Common mistakes to avoid

A few errors show up again and again with navigational keywords.

  • Writing a blog post for a login query. Someone searching “[brand] login” wants the login page, not a 1,500-word article about your product. Improve the page instead of publishing content around it.
  • Ignoring branded query data. Branded searches are demand you already earned. Leaving that data unexamined in Search Console means missing the clearest read you have on awareness and intent.
  • Treating every branded search as a sale. Some searchers want support, and some are existing users logging in. Match the page to the real need behind the query.
  • Chasing competitors’ pure brand names. Ranking for “Slack” when you aren’t Slack is a losing game. Build comparison content for the modifiers instead.
  • Using clever page titles. A page called “Command Center” may sound sharp, but people search for “dashboard.” Familiar labels win navigational traffic. Clarity beats cleverness.

The bottom line

Navigational keywords aren’t really about traffic. They’re a map of where attention already lives. They show you the demand you already own, the demand forming around your competitors, and the destinations that will never be yours.

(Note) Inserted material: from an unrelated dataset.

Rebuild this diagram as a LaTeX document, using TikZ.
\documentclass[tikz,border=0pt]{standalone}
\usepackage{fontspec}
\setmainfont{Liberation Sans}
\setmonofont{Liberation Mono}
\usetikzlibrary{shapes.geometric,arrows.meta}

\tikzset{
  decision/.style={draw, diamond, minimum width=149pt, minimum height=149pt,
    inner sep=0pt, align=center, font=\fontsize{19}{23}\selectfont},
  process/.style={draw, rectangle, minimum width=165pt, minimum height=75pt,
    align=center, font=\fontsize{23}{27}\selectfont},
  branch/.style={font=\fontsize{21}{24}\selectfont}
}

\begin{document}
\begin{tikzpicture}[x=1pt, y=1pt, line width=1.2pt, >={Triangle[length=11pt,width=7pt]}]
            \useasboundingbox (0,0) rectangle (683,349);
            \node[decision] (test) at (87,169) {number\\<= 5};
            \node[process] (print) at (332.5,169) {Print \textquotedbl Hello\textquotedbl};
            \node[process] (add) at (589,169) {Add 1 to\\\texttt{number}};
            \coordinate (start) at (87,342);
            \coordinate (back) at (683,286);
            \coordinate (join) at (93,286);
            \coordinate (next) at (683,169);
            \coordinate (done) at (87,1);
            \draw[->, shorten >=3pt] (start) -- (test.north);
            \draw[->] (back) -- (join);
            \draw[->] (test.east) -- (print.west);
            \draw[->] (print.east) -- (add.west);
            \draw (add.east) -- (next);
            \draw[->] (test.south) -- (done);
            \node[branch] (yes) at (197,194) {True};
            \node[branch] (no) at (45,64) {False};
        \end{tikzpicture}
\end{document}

Sort your keywords by intent before you write anything. Claim your own branded result first, because it’s the easiest traffic you’ll ever win. Then build honest comparison content for the competitor terms that leave room for you, and leave the rest alone.

Start now: open Google Search Console, filter your Queries report for your brand name, and see how much navigational traffic you’re already getting. That number is your baseline, and protecting it is the highest-return SEO work most sites never bother to do.